Unless otherwise specified, this promotion is valid only for the first month/invoice. Future invoices will be billable at regular contract term pricing. We only offer one free trial per person.
After your free trial ends, your account will renew for the billing term selected at sign up (monthly). If you wish to change your billing frequency, please contact us.
If you are not happy, you can cancel within 30 days and pay nothing at all. If you have any questions about this offer, please contact our Sales Department prior to placing your order
Prohibited Persons (Countries, Regions, Entities, and Individuals)
Certain entities and individuals are prohibited from registering for and using our services pursuant to export and control laws and trade and economic sanctions imposed by the U.S. or other governments, as applicable. In particular, without limitation, the U.S. Department of the Treasury, through the Office of Foreign Assets Control (“OFAC”), prohibits U.S. companies from engaging in all or certain commercial activities with certain sanctioned countries or regions (each a “Sanctioned Country/Region”) and certain individuals, organizations or entities, including without limitation, “Specially Designated Nationals” (“SDN”) listed by OFAC. By using our services you represent and warrant that you are not located in a Sanctioned Country/Region or listed as an SDN. Unless otherwise provided with explicit written permission, OGDEREK also does not register and prohibits the use of any of our services in connection with, any Country-Code Top Level Domain Name (“ccTLD”) for any Sanctioned Country/Region.
Failure to Follow Policies
Failure to fully comply with these terms is grounds for account suspension and/or deactivation.

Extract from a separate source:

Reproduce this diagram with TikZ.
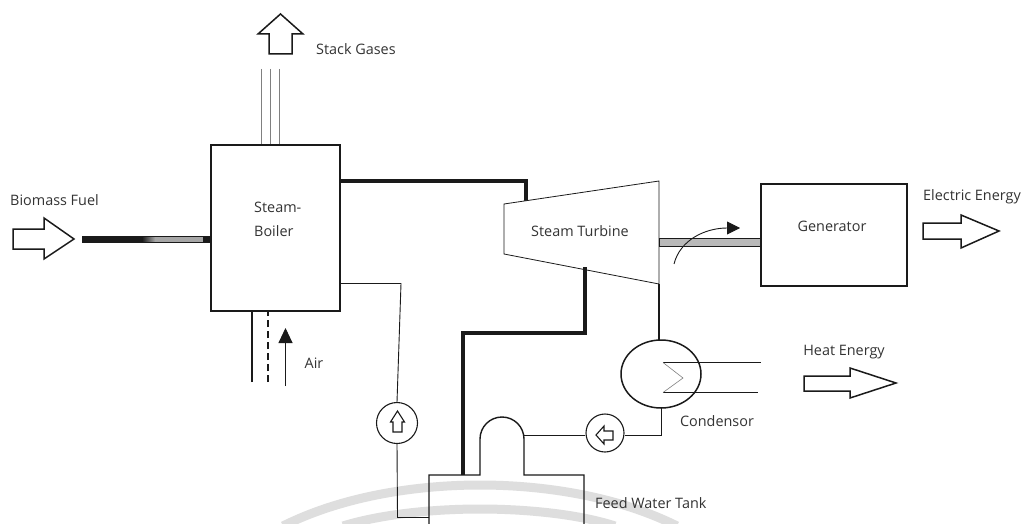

Any accounts and/or servers contained within OGDEREK’s network must adhere to the above policies.
We reserve the right to remove any account without prior notice. Our normal policy is a warning first, and account deactivation the second offense, but no warning is required.
OGDEREK reserves the right to deactivate and remove any site hosted on our servers that contains any content that it deems in its sole discretion to be unacceptable, undesirable or contraindicated.